Вернемся еще немного в прошлое. Открытия Гримма и его последователей, вплоть до Фердинанда де Соссюра (ныне знаменитого в качестве изобретателя «структурализма», однако некогда подвизавшегося в филологии в качестве скромного специалиста по «аблауту»[25], по все прочнее утверждавшейся традиции преподавались студентам в виде множества языковых фактов, систематизированных, но оторванных от реальных текстов, в которых они были некогда почерпнуты. «На английском факультете обязательно нужно преподавать и филологию, — писал в 1887 году исландист Ф. Иорк Пауэлл, — в противном случае прощай точность»[26]. Это опасение было напрасным. Точность возможна и в других дисциплинах, не только в законах звукоизменения; но для науки, которая семьдесят лет шла только в гору, это высказывание дышит прямо–таки самоубийственной скромностью. Вернемся еще дальше в прошлое.

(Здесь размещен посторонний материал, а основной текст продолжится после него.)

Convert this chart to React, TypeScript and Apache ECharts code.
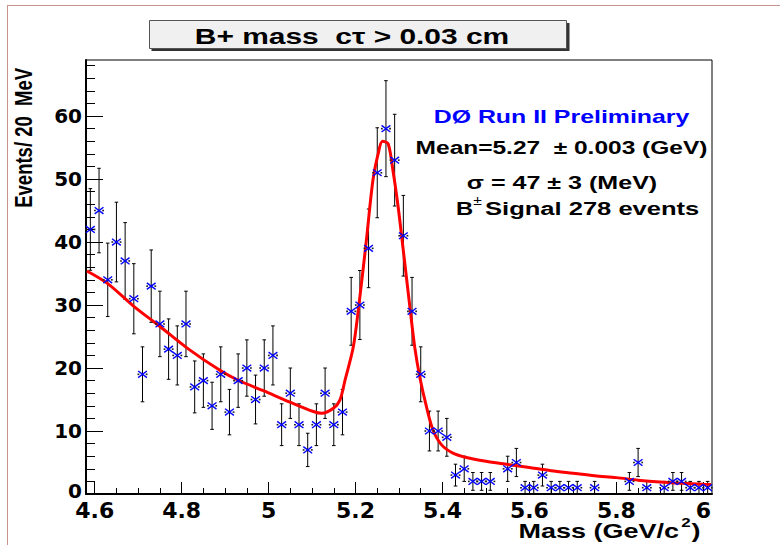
import React, { useEffect, useRef } from 'react';
import * as echarts from 'echarts';

// Histogram binning (20 MeV bins from 4.58 to 6.02 GeV)
const BIN_LOW = 4.58;
const BIN_WIDTH = 0.02;
const X_MIN = 4.58;
const X_MAX = 6.02;
const Y_MIN = 0;
const Y_MAX = 68.9;

// Events per bin
const counts = [
  42, 45, 34, 40, 37, 31, 19, 33, 27, 23,
  22, 27, 17, 18, 14, 19, 13, 18, 20, 15,
  20, 22, 11, 16, 11, 7, 11, 16, 11, 13,
  29, 30, 39, 51, 58, 53, 41, 29, 19, 10,
  10, 9, 3, 4, 2, 2, 2, 0, 4, 5,
  1, 1, 3, 1, 1, 1, 1, 0, 1, 0,
  0, 0, 2, 5, 1, 0, 1, 2, 2, 1,
  1, 1,
];

// Fit curve
const fitMass = [
  4.582, 4.63, 4.69, 4.75, 4.816, 4.889, 4.929, 4.988, 5.049, 5.103,
  5.122, 5.149, 5.164, 5.176, 5.195, 5.21, 5.225, 5.24, 5.252, 5.262,
  5.275, 5.286, 5.298, 5.309, 5.325, 5.336, 5.348, 5.363, 5.378, 5.398,
  5.424, 5.455, 5.5, 5.55, 5.6, 5.65, 5.7, 5.75, 5.8, 5.85,
  5.9, 5.95, 6.0, 6.018,
];
const fitValue = [
  35.4, 33.4, 29.8, 26.6, 23.0, 19.6, 18.1, 16.4, 14.6, 13.1,
  12.8, 13.6, 14.9, 18.1, 23.4, 31.3, 40.3, 49.8, 54.0, 56.0,
  55.6, 51.4, 45.6, 39.2, 29.7, 23.4, 18.5, 13.9, 10.2, 7.8,
  6.5, 5.8, 5.2, 4.7, 4.2, 3.7, 3.3, 2.9, 2.6, 2.2,
  1.9, 1.7, 1.55, 1.5,
];

// Tick labels and tick positions
const xMajorTicks = [4.6, 4.8, 5.0, 5.2, 5.4, 5.6, 5.8, 6.0];
const xMinorTicks = [
  4.6, 4.65, 4.7, 4.75, 4.8, 4.85, 4.9, 4.95, 5.0, 5.05, 5.1, 5.15, 5.2, 5.25, 5.3,
  5.35, 5.4, 5.45, 5.5, 5.55, 5.6, 5.65, 5.7, 5.75, 5.8, 5.85, 5.9, 5.95, 6.0,
];
const yMajorTicks = [0, 10, 20, 30, 40, 50, 60];
const yMinorTicks = [
  0, 2, 4, 6, 8, 10, 12, 14, 16, 18, 20, 22, 24, 26, 28, 30, 32, 34,
  36, 38, 40, 42, 44, 46, 48, 50, 52, 54, 56, 58, 60, 62, 64, 66, 68,
];

const TEXT_FONT = '"Liberation Sans", Arial, Helvetica, sans-serif';
const LABEL_FONT = '"DejaVu Sans", "Liberation Sans", sans-serif';

function txt(opts: any) {
  const { x, y, text, size, weight, fill, align, valign, scaleX, scaleY, rotation, z } = opts;
  return {
    type: 'text',
    x,
    y,
    scaleX: scaleX ?? 1,
    scaleY: scaleY ?? 1,
    rotation: rotation ?? 0,
    z: z ?? 10,
    style: {
      text,
      fill: fill ?? '#000',
      font: `${weight ?? 'bold'} ${size}px ${TEXT_FONT}`,
      align: align ?? 'center',
      textAlign: align ?? 'center',
      verticalAlign: valign ?? 'middle',
      textVerticalAlign: valign ?? 'middle',
    },
  };
}

export default function App() {
  const ref = useRef<HTMLDivElement>(null);

  useEffect(() => {
    document.body.style.margin = '0';
    if (!ref.current) return;
    const chart = echarts.init(ref.current, undefined, { renderer: 'svg' });

    const points = counts
      .map((c, i) => [BIN_LOW + BIN_WIDTH * (i + 0.5), c, Math.sqrt(c)])
      .filter((p) => p[1] > 0);

    const fitData = fitMass.map((m, i) => [m, fitValue[i]]);

    const errorRender = (params: any, api: any) => {
      const x = api.value(0);
      const y = api.value(1);
      const e = api.value(2);
      const p = api.coord([x, y]);
      const top = api.coord([x, y + e]);
      const bot = api.coord([x, Math.max(y - e, 0)]);
      const black = { stroke: '#000', lineWidth: 1 };
      return {
        type: 'group',
        children: [
          { type: 'line', shape: { x1: p[0], y1: top[1], x2: p[0], y2: bot[1] }, style: black },
          { type: 'line', shape: { x1: p[0] - 1.8, y1: top[1], x2: p[0] + 1.8, y2: top[1] }, style: black },
          { type: 'line', shape: { x1: p[0] - 1.8, y1: bot[1], x2: p[0] + 1.8, y2: bot[1] }, style: black },
        ],
      };
    };

    const markerRender = (params: any, api: any) => {
      const x = api.value(0);
      const y = api.value(1);
      const p = api.coord([x, y]);
      const hw = 4.4;
      const hh = 3.3;
      const blue = { stroke: '#0000ff', lineWidth: 1.4 };
      const dark = { stroke: '#222', lineWidth: 1.6 };
      return {
        type: 'group',
        children: [
          { type: 'line', shape: { x1: p[0] - 5, y1: p[1], x2: p[0] - 3.2, y2: p[1] }, style: dark },
          { type: 'line', shape: { x1: p[0] + 3.2, y1: p[1], x2: p[0] + 5, y2: p[1] }, style: dark },
          { type: 'line', shape: { x1: p[0] - hw, y1: p[1] - hh, x2: p[0] + hw, y2: p[1] + hh }, style: blue },
          { type: 'line', shape: { x1: p[0] - hw, y1: p[1] + hh, x2: p[0] + hw, y2: p[1] - hh }, style: blue },
        ],
      };
    };

    const yLabelText = {
      fontFamily: LABEL_FONT,
      fontWeight: 'bold',
      fontSize: 20,
      color: '#000',
    };

    const option: any = {
      animation: false,
      backgroundColor: '#fff',
      grid: {
        left: 86,
        right: 68,
        top: 60,
        bottom: 51,
        show: true,
        borderColor: '#000',
        borderWidth: 1,
        backgroundColor: 'transparent',
        containLabel: false,
      },
      xAxis: [
        {
          type: 'value',
          min: X_MIN,
          max: X_MAX,
          position: 'bottom',
          axisLine: { show: true, onZero: false, lineStyle: { color: '#000', width: 2 } },
          axisTick: { show: true, inside: true, length: 12, customValues: xMajorTicks, lineStyle: { color: '#000', width: 1 } },
          axisLabel: {
            show: true,
            customValues: xMajorTicks,
            margin: 8,
            lineHeight: 17,
            formatter: (v: number) => String(Number(v.toFixed(1))),
            fontFamily: LABEL_FONT,
            fontWeight: 'bold',
            fontSize: 22,
            color: '#000',
          },
          splitLine: { show: false },
        },
        {
          type: 'value',
          min: X_MIN,
          max: X_MAX,
          position: 'bottom',
          axisLine: { show: false, onZero: false },
          axisTick: { show: true, inside: true, length: 6, customValues: xMinorTicks, lineStyle: { color: '#000', width: 1 } },
          axisLabel: { show: false },
          splitLine: { show: false },
        },
      ],
      yAxis: [
        {
          type: 'value',
          min: Y_MIN,
          max: Y_MAX,
          position: 'left',
          axisLine: { show: true, onZero: false, lineStyle: { color: '#000', width: 2 } },
          axisTick: { show: true, inside: true, length: 17, customValues: yMajorTicks, lineStyle: { color: '#000', width: 1 } },
          axisLabel: {
            show: true,
            customValues: yMajorTicks,
            margin: 4,
            lineHeight: 12,
            formatter: (v: number) => (v === 0 ? '{z|0}' : String(v)),
            rich: {
              z: { ...yLabelText, lineHeight: 12, padding: [0, 0, 7, 0] },
            },
            ...yLabelText,
          },
          splitLine: { show: false },
        },
        {
          type: 'value',
          min: Y_MIN,
          max: Y_MAX,
          position: 'left',
          offset: 0,
          axisLine: { show: false, onZero: false },
          axisTick: { show: true, inside: true, length: 9, customValues: yMinorTicks, lineStyle: { color: '#000', width: 1 } },
          axisLabel: { show: false },
          splitLine: { show: false },
        },
      ],
      series: [
        {
          type: 'custom',
          name: 'errors',
          xAxisIndex: 0,
          yAxisIndex: 0,
          data: points,
          renderItem: errorRender,
          z: 2,
          silent: true,
        },
        {
          type: 'line',
          name: 'fit',
          xAxisIndex: 0,
          yAxisIndex: 0,
          data: fitData,
          showSymbol: false,
          symbol: 'none',
          smooth: 0.3,
          lineStyle: { color: '#ff0000', width: 3 },
          z: 3,
          silent: true,
        },
        {
          type: 'custom',
          name: 'markers',
          xAxisIndex: 0,
          yAxisIndex: 0,
          data: points,
          renderItem: markerRender,
          z: 4,
          silent: true,
        },
      ],
      graphic: [
        { type: 'line', shape: { x1: 7, y1: 5.5, x2: 780, y2: 5.5 }, style: { stroke: '#c4938c', lineWidth: 1 }, z: 1 },
        { type: 'line', shape: { x1: 7.5, y1: 5, x2: 7.5, y2: 545 }, style: { stroke: '#c4938c', lineWidth: 1 }, z: 1 },
        { type: 'rect', shape: { x: 151.5, y: 23, width: 418, height: 28 }, style: { fill: '#333' }, z: 5 },
        { type: 'rect', shape: { x: 149.5, y: 20.5, width: 417, height: 28 }, style: { fill: '#f0f0f0', stroke: '#555', lineWidth: 1 }, z: 6 },
        txt({ x: 352, y: 36, text: 'B+ mass  c\u03c4 > 0.03 cm', size: 22, scaleX: 1.36 }),
        txt({ x: 561.5, y: 117, text: 'D\u00d8 Run II Preliminary', size: 19, scaleX: 1.31, fill: '#0000ff' }),
        txt({ x: 561.5, y: 148, text: 'Mean=5.27  \u00b1 0.003 (GeV)', size: 19, scaleX: 1.29 }),
        txt({ x: 562, y: 183, text: '\u03c3 = 47 \u00b1 3 (MeV)', size: 19, scaleX: 1.32 }),
        txt({ x: 456, y: 209, text: 'B', size: 19, scaleX: 1.25, align: 'left' }),
        txt({ x: 477.5, y: 201, text: '\u00b1', size: 12, weight: 'normal', scaleX: 1.3 }),
        txt({ x: 485, y: 209, text: 'Signal 278 events', size: 19, scaleX: 1.345, align: 'left' }),
        txt({ x: 24, y: 68, text: 'Events/ 20  MeV', size: 18.5, weight: 'bold', align: 'right', rotation: Math.PI / 2, scaleY: 1.3 }),
        txt({ x: 679, y: 531, text: 'Mass (GeV/c', size: 20, scaleX: 1.35, align: 'right' }),
        txt({ x: 686, y: 522, text: '2', size: 13, scaleX: 1.3 }),
        txt({ x: 691.5, y: 531, text: ')', size: 20, scaleX: 1.35, align: 'left' }),
      ],
    };

    chart.setOption(option);
    return () => {
      chart.dispose();
    };
  }, []);

  return <div ref={ref} style={{ width: 780, height: 545 }} />;
}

Р. У. Чэмберс[27], который в 1925 году вместе с Толкином претендовал в Оксфорде на место профессора кафедры англосаксонского языка, но снял свою кандидатуру (в результате кафедра досталась Толкину), в 1928 году подытожил успехи и огрехи филологии таким наблюдением: «Адепт сравнительной филологии подобен Улиссу», однако «недоброжелатели могут подметить, что проведенная мною параллель не просто верна, а верна с избытком: подобно Улиссу (Улиссу Данте. — Т. Ш.[28]), все, что обрели в результате своих странствий приверженцы сравнительной филологии, — это гора Чистилища (законы Гримма, Вернера и Грассмана, вздымающиеся на пути подобно ужасным чистилищным уступам[29]), и зрелище это подействовало на них подавляюще»[30]. Чэмберс оказался прав. И точка зрения «недоброжелателей со временем возобладала: компаративная филология, понимаемая как «гипотетические изменения звуков в первобытных германских лесах»[31], претерпела упадок почти столь же стремительный, как перед тем взлет.

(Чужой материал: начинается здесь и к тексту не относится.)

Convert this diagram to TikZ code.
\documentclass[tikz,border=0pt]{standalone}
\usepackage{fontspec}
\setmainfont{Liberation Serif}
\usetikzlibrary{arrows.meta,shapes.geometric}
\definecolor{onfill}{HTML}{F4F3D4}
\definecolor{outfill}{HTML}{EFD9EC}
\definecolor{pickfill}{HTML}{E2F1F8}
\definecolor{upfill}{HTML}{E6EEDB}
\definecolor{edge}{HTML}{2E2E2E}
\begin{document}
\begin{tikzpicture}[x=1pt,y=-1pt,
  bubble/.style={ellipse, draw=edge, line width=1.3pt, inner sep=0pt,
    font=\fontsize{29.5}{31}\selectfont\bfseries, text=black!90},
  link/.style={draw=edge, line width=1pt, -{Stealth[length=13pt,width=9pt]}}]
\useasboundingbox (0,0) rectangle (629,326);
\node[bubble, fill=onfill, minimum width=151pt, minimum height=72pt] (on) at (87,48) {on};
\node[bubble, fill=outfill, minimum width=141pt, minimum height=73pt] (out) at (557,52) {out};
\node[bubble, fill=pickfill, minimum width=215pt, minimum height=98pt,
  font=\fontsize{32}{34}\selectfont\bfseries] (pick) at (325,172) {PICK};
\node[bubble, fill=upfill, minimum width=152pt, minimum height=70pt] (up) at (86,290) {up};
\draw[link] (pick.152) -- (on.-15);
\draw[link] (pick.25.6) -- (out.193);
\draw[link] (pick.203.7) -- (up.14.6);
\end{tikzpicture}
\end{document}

Вот почему слово «филология», имевшее поначалу расплывчатое значение «любовь к учености», в девятнадцатом столетии получило новое значение — «изучение текстов с целью сравнительного исследования языков, на которых они написаны, дабы лучше понять законы развития этих языков». А в двадцатом столетии появилось специализированное мнение, родившееся в недрах факультетов англистики, а именно — будто филология есть «антилитературная наука, хранимая педантами (вроде профессора Толкина), наука, которой нужно как можно скорее положить конец». Однако эти интересные семантические эволюции оставляют за бортом кое–что весьма важное, а именно — ту самую «духовную жизнь», в сторону которой сделал реверанс Хольгер Педерсен, а заодно и «национальную культуру», которой просалютовал Леонард Блумфилд, — иными словами, «Волшебные сказки» братьев Гримм.